In the correspondence, LeMay explained that the city is not contemplating a full depth reconstruction of Boundary Road, however, he pointed out the road requires a new surface provisions for surface drainage. The intent would be to remove and replace the asphalt and concrete works only with some work on storm sewers, the mayor added. Murphy noted that this doesn't preclude the county from pursuing partnerships on other matters in the future.
“We want to be good neighbours and good corporate citizens,” said Murphy. “This project was just one that the operations committee felt that they didn't want to commit to.”
Boundary Road is one of the more complex arteries in the area as some sections fall within Laurentian Valley, which belongs to the county and lies on the west side of the road. In recent years, the county has undertaken the rehabilitation of the most westerly portion of Boundary Road as well as sections of Mud Lake Road at a total cost of $2.72 million. Both projects were done without funding from the city.
“We look at Boundary Road in terms of a regional context,” explained County director of public works Steve Boland. “There is little question that Boundary Road serves the needs of the travelling public on a regional basis. However, there are also numerous other roads in the local vicinity that serve the same purpose.”
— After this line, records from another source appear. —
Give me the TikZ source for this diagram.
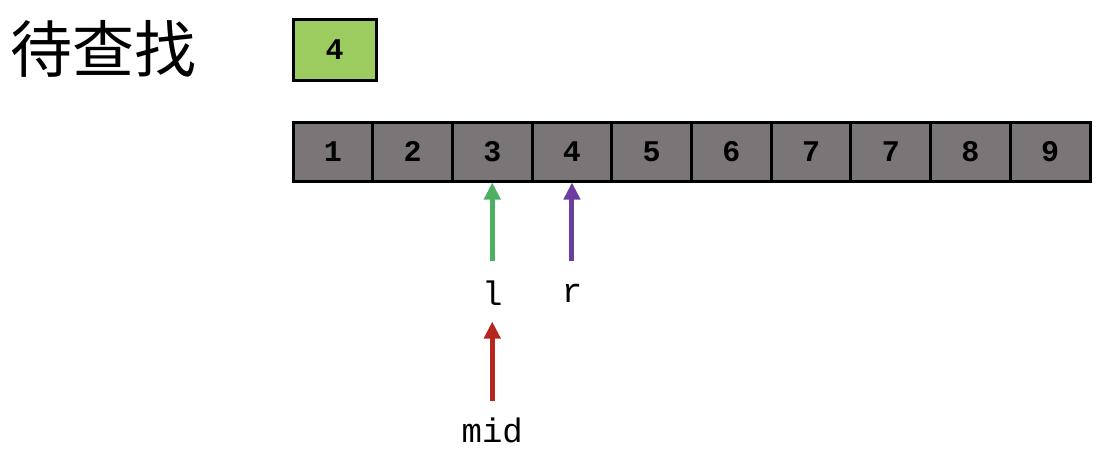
\documentclass[tikz,border=0pt]{standalone}
\usepackage{fontspec}
\setmonofont{Liberation Mono}
\newfontfamily\cjk{Noto Sans CJK SC}
\usetikzlibrary{arrows.meta}
\definecolor{cellgray}{HTML}{7A7677}
\definecolor{keygreen}{HTML}{9CCC5F}
\definecolor{argreen}{HTML}{4DAF62}
\definecolor{arpurple}{HTML}{6C3E9F}
\definecolor{arred}{HTML}{B5261E}
\tikzset{
  x=1pt,y=-1pt,
  cell/.style={draw=black,line width=3pt,fill=cellgray,minimum width=79.7pt,minimum height=59pt,inner sep=0pt,font=\ttfamily\bfseries\fontsize{30}{30}\selectfont,anchor=center},
  keycell/.style={cell,fill=keygreen,minimum width=83pt,minimum height=61pt},
  ptr/.style={line width=5pt,-{Triangle[length=17pt,width=16pt]}},
  lbl/.style={font=\ttfamily\fontsize{34}{34}\selectfont,inner sep=0pt}
}
\begin{document}
\begin{tikzpicture}
\useasboundingbox (0,0) rectangle (1101,451);
\node[font=\cjk\fontsize{62}{62}\selectfont,anchor=west,inner sep=0pt] (title) at (10,49) {待查找};
\node[keycell] (key) at (334.5,49.5) {4};
\foreach \v [count=\i] in {1,2,3,4,5,6,7,7,8,9}{
  \node[cell] (c\i) at ({293+79.7*(\i-0.5)},151.5) {\v};
}
\path (c3.south) ++(0,78) coordinate (lt);
\path (c4.south) ++(0,78) coordinate (rt);
\node[lbl] (l) at ([yshift=-33pt]lt) {l};
\node[lbl] (r) at ([yshift=-33pt]rt) {r};
\path (lt) ++(0,61) coordinate (mh);
\path (lt) ++(0,140) coordinate (mt);
\node[lbl] (mid) at ([yshift=-30pt]mt) {mid};
\draw[ptr,argreen] (lt) -- (c3.south);
\draw[ptr,arpurple] (rt) -- (c4.south);
\draw[ptr,arred] (mt) -- (mh);
\end{tikzpicture}
\end{document}
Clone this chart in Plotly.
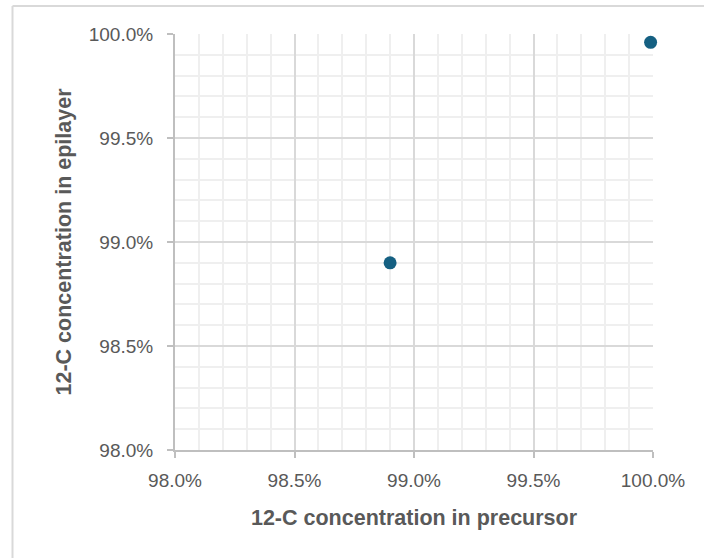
import plotly.graph_objects as go

# Data (fractions, displayed as %)
precursor_c12 = [0.989, 0.9999]
epilayer_c12 = [0.989, 0.9996]

x_title = "12-C concentration in precursor"
y_title = "12-C concentration in epilayer"

W, H = 704, 558
L, R, T, B = 175, 51, 34, 108
pw, ph = W - L - R, H - T - B

FONT = "Liberation Sans, Arial, sans-serif"

fig = go.Figure()
fig.add_trace(go.Scatter(
    x=precursor_c12, y=epilayer_c12, mode="markers",
    marker=dict(size=13, color="#156082"),
    cliponaxis=False, showlegend=False,
))

axis_common = dict(
    tickformat=".1%", dtick=0.005, tick0=0.98,
    showgrid=True, gridcolor="#d9d9d9", gridwidth=1.5,
    minor=dict(dtick=0.001, tick0=0.98, showgrid=True, gridcolor="#efefef", gridwidth=1.5),
    showline=True, linecolor="#bfbfbf", linewidth=2,
    ticks="outside", ticklen=6, tickcolor="#bfbfbf", tickwidth=2,
    tickfont=dict(family=FONT, size=19, color="#595959"),
    zeroline=False,
)

fig.update_xaxes(range=[0.98, 1.0], ticklabelstandoff=6, title=dict(
    text=f"<b>{x_title}</b>", standoff=20,
    font=dict(family=FONT, size=21.5, color="#595959")),
    **axis_common)
fig.update_yaxes(range=[0.98, 1.0], ticklabelstandoff=10, title=dict(
    text=f"<b>{y_title}</b>", standoff=11,
    font=dict(family=FONT, size=21.5, color="#595959")),
    **axis_common)

# outer chart border (partially off-canvas, as in reference)
bx = (12.5 - L) / pw
by = 1 + (T - 6) / ph
fig.add_shape(type="line", xref="paper", yref="paper", x0=bx, x1=bx, y0=by, y1=-1,
              line=dict(color="#d9d9d9", width=2), layer="below")
fig.add_shape(type="line", xref="paper", yref="paper", x0=bx, x1=2, y0=by, y1=by,
              line=dict(color="#d9d9d9", width=2), layer="below")

fig.update_layout(
    width=W, height=H,
    margin=dict(l=L, r=R, t=T, b=B),
    paper_bgcolor="white", plot_bgcolor="white",
)

fig.write_html("out.html", config={"displayModeBar": False},
               post_script="document.body.style.margin='0';")
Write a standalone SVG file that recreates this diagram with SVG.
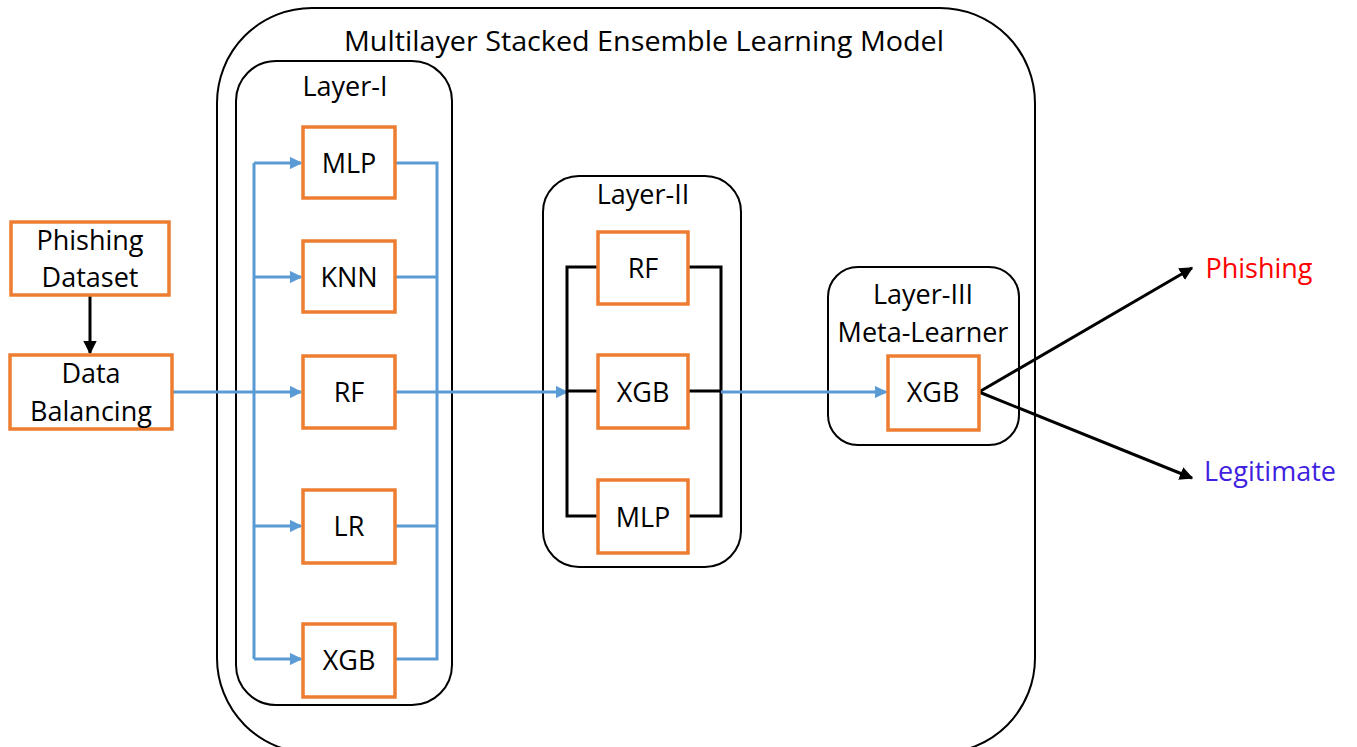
<svg xmlns="http://www.w3.org/2000/svg" width="1357" height="747" viewBox="0 0 1357 747">
  <defs>
    <style>
      text { font-family: "Open Sans", "Liberation Sans", sans-serif; font-size: 27px; fill: #000; text-anchor: middle; }
      .node { fill: #fff; stroke: #ED7D31; stroke-width: 3.5; }
      .layer { fill: none; stroke: #000; stroke-width: 2; }
      .blue { fill: none; stroke: #5B9BD5; stroke-width: 3; }
      .blk { fill: none; stroke: #000; stroke-width: 3; }
    </style>
    <marker id="ab" viewBox="0 0 10 10" refX="9" refY="5" markerWidth="4.2" markerHeight="4.2" orient="auto">
      <path d="M0,0 L10,5 L0,10 z" fill="#5B9BD5"/>
    </marker>
    <marker id="ak" viewBox="0 0 10 10" refX="9" refY="5" markerWidth="4.5" markerHeight="4.5" orient="auto">
      <path d="M0,0 L10,5 L0,10 z" fill="#000"/>
    </marker>
  </defs>

  <!-- containers -->
  <g id="model">
    <rect class="layer" x="217" y="8" width="818" height="745" rx="95"/>
    <text x="644" y="51" textLength="600" lengthAdjust="spacingAndGlyphs">Multilayer Stacked Ensemble Learning Model</text>
  </g>
  <g id="layer1">
    <rect class="layer" x="236" y="61" width="216" height="644" rx="40"/>
    <text x="345" y="96">Layer-I</text>
  </g>
  <g id="layer2">
    <rect class="layer" x="543" y="176" width="198" height="391" rx="36"/>
    <text x="643" y="204">Layer-II</text>
  </g>
  <g id="layer3">
    <rect class="layer" x="828" y="267" width="191" height="178" rx="30"/>
    <text x="923" y="304">Layer-III</text>
    <text x="923" y="342">Meta-Learner</text>
  </g>

  <!-- connectors -->
  <g id="connectors">
    <line class="blk" x1="90" y1="296" x2="90" y2="353" marker-end="url(#ak)"/>
    <line class="blue" x1="172" y1="392" x2="301" y2="392" marker-end="url(#ab)"/>
    <line class="blue" x1="254" y1="163" x2="254" y2="659"/>
    <line class="blue" x1="254" y1="163" x2="301" y2="163" marker-end="url(#ab)"/>
    <line class="blue" x1="254" y1="277" x2="301" y2="277" marker-end="url(#ab)"/>
    <line class="blue" x1="254" y1="526" x2="301" y2="526" marker-end="url(#ab)"/>
    <line class="blue" x1="254" y1="659" x2="301" y2="659" marker-end="url(#ab)"/>
    <path class="blue" d="M395,163 H437 V659 H395 M395,277 H437 M395,526 H437"/>
    <line class="blue" x1="395" y1="392" x2="567" y2="392" marker-end="url(#ab)"/>
    <path class="blk" d="M598,267 H567 V516 H598 M567,391 H598 M688,267 H721 V516 H688 M688,391 H721"/>
    <line class="blue" x1="721" y1="392" x2="886" y2="392" marker-end="url(#ab)"/>
    <line class="blk" x1="979" y1="392" x2="1192" y2="268" marker-end="url(#ak)"/>
    <line class="blk" x1="979" y1="392" x2="1192" y2="478" marker-end="url(#ak)"/>
  </g>

  <!-- nodes -->
  <g id="phishing-dataset">
    <rect class="node" x="11" y="222" width="158" height="73"/>
    <text x="90" y="250">Phishing</text>
    <text x="90" y="287">Dataset</text>
  </g>
  <g id="data-balancing">
    <rect class="node" x="10" y="355" width="162" height="74"/>
    <text x="91" y="383">Data</text>
    <text x="91" y="421">Balancing</text>
  </g>
  <g id="l1-mlp"><rect class="node" x="303" y="127" width="92" height="71"/><text x="349" y="173">MLP</text></g>
  <g id="l1-knn"><rect class="node" x="303" y="241" width="92" height="71"/><text x="349" y="287">KNN</text></g>
  <g id="l1-rf"><rect class="node" x="303" y="356" width="92" height="72"/><text x="349" y="402">RF</text></g>
  <g id="l1-lr"><rect class="node" x="303" y="490" width="92" height="73"/><text x="349" y="536">LR</text></g>
  <g id="l1-xgb"><rect class="node" x="303" y="624" width="92" height="73"/><text x="349" y="670">XGB</text></g>
  <g id="l2-rf"><rect class="node" x="598" y="232" width="90" height="72"/><text x="643" y="278">RF</text></g>
  <g id="l2-xgb"><rect class="node" x="598" y="355" width="90" height="73"/><text x="643" y="402">XGB</text></g>
  <g id="l2-mlp"><rect class="node" x="598" y="480" width="90" height="73"/><text x="643" y="527">MLP</text></g>
  <g id="l3-xgb"><rect class="node" x="888" y="356" width="91" height="74"/><text x="933" y="402">XGB</text></g>

  <!-- outputs -->
  <g id="out-phishing"><text x="1259" y="278" style="fill:#FF0000">Phishing</text></g>
  <g id="out-legitimate"><text x="1270" y="481" style="fill:#3F1FE0">Legitimate</text></g>
</svg>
One of the issues is the lack of an agreement that would facilitate such joint projects. In 1997, there was a change to the delivery of services by local municipal governments when the Pembroke Suburban Roads Commission was disbanded. As a result of negotiations between the city and the county at the time, it was agreed that a portion of the $242,564 surplus from the commission be returned to the city. That refund amounted to $60,641. Today, both parties have no formal mechanism for developing a cost sharing plan for roads that cross jurisdictions.
“There is no cost sharing agreement or cost sharing formula in place for that,” added Boland. “That's a discussion that would need to take place.”